Intisari-Online.com - “Manunggale Cipto, Roso, Karso Agawe Rahayuning Bumi Reog”. Menyatunya semangat penciptaan, rasa, dan keinginanlah yang membuat Bumi Reog ini lestari.
Begitu kira-kira arti slogan yang terpampang pada gapura panggung Alun-alun Kota Ponorogo. Kabupaten di Jawa Timur ini memang terkenal lewat salah satu produk seninya, Reog.

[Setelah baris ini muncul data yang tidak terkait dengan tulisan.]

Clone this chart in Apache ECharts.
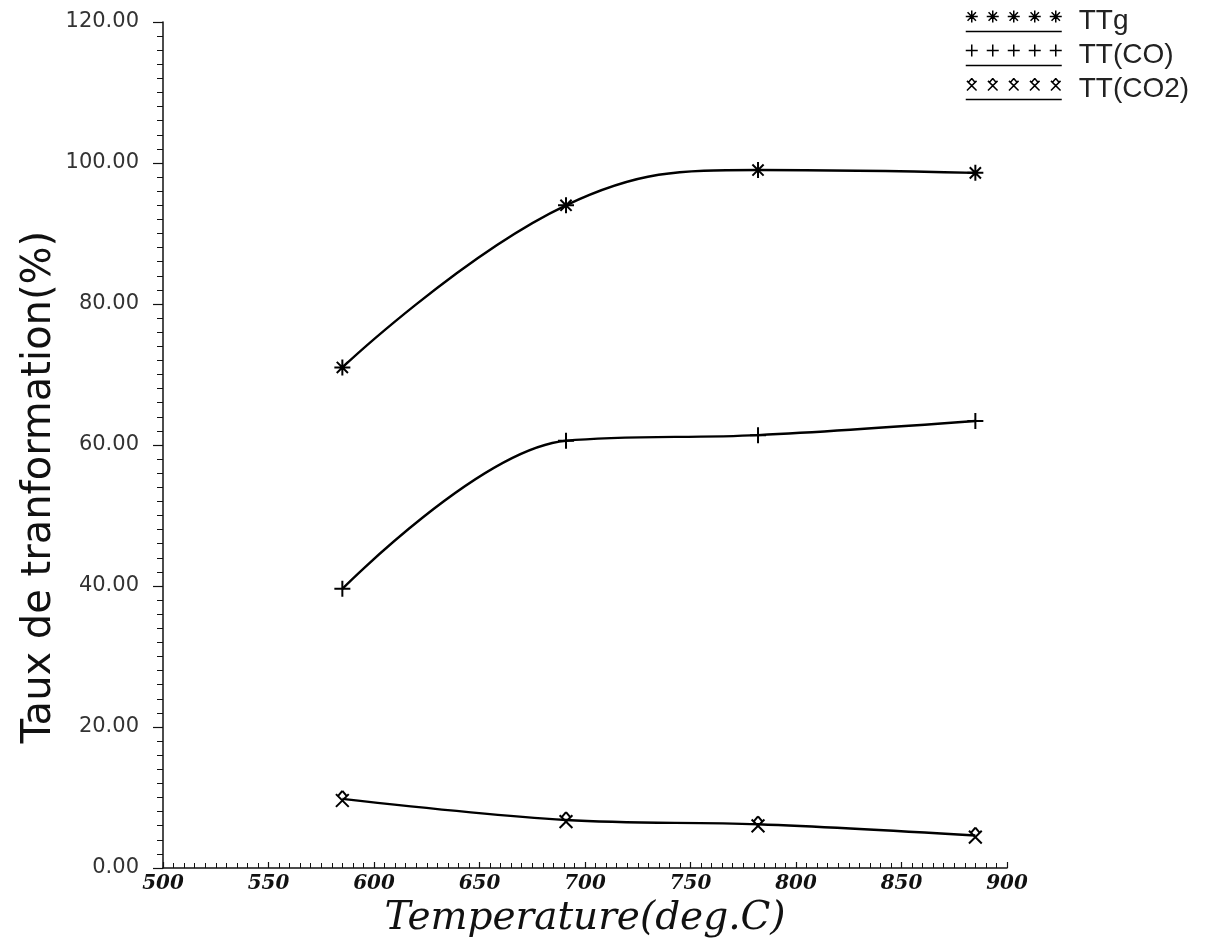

Ponorogo terletak 200 km dari Surabaya. Dari Jakarta, kita bisa menjangkaunya dengan menggunakan bus malam dari terminal-terminal utama. Beberapa operator bus di jalur ini adalah Shantika, Kramat Djati, dan Pahala Kencana.
Pilihan lainnya jika lewat udara, kita dapat terbang dulu ke Solo. Lalu melanjutkan perjalanan dengan menggunakan bus sekitar 3 jam untuk sampai di Ponorogo.
Jika beruntung, ketika bertandang ke Ponorogo kita berkesempatan menyaksikan pementasan Reog Ponorogo yang digelar setiap malam bulan purnama. Tempatnya di panggung utama Alun-alun Ponorogo.
(Ingin Mengajak Bayi Liuran Long Weekend? Ini Persiapan Yang Harus Dilakukan)
Pementasannya menjadi objek hiburan rakyat yang masih sangat populer. Terbukti setiap kali ada pementasan warga Ponorogo tumpah ruah di Alun-alun, baik orang dewasa maupun anak-anak.
Pun jika tidak ada pementasan, setiap malem Alun-alun kota selalu menjadi kawasan yang paling semarak di Ponorogo. Ia menjadi ruang publik bagi warga yang ingin bercengkerama di ruang terbuka, terlebih bagi kaum muda-mudi. Di tengah pengunjung hadir para pedagang buah tangan, seniman topeng, serta penjual makanan atau jajanan khas kota itu.
Bagi para pelancong, Ponorogo boleh jadi merupakan salah satu kota penting untuk disinggahi. Di antaranya karena kota ini mempunyai nuansa lokalitas dan seni tradisi yang masih kuat.
Selain Reog, setiap tahun selalu diadakan Grebeg Suro. Ini merupakan upacara yang menampilkan arak-arakan festival Reog, dan Larung sesaji di Telaga Ngebel. Biasanya para pegawai kantor ikut tampil untuk memeriahkan acara. Mereka mengenakan pakaian ala warok selama dua minggu.
Menurut cerita, nama Ponorogo diciptakan secara rembukan oleh Bathoro Katong, Kiai Mirah, Selo Aji, dan Joyo Dipo di bawah sinar purnama.
Mulanya mereka memilih nama Pramana Rogo yang artinya “dalam raga manusia terdapat rahasia hidup berupa olah batin terhadap sifat-sifat positif dan negatif”. Dalam perkembangnnya kemudian, Pramana Rogo dilafalkan dengan Ponorogo.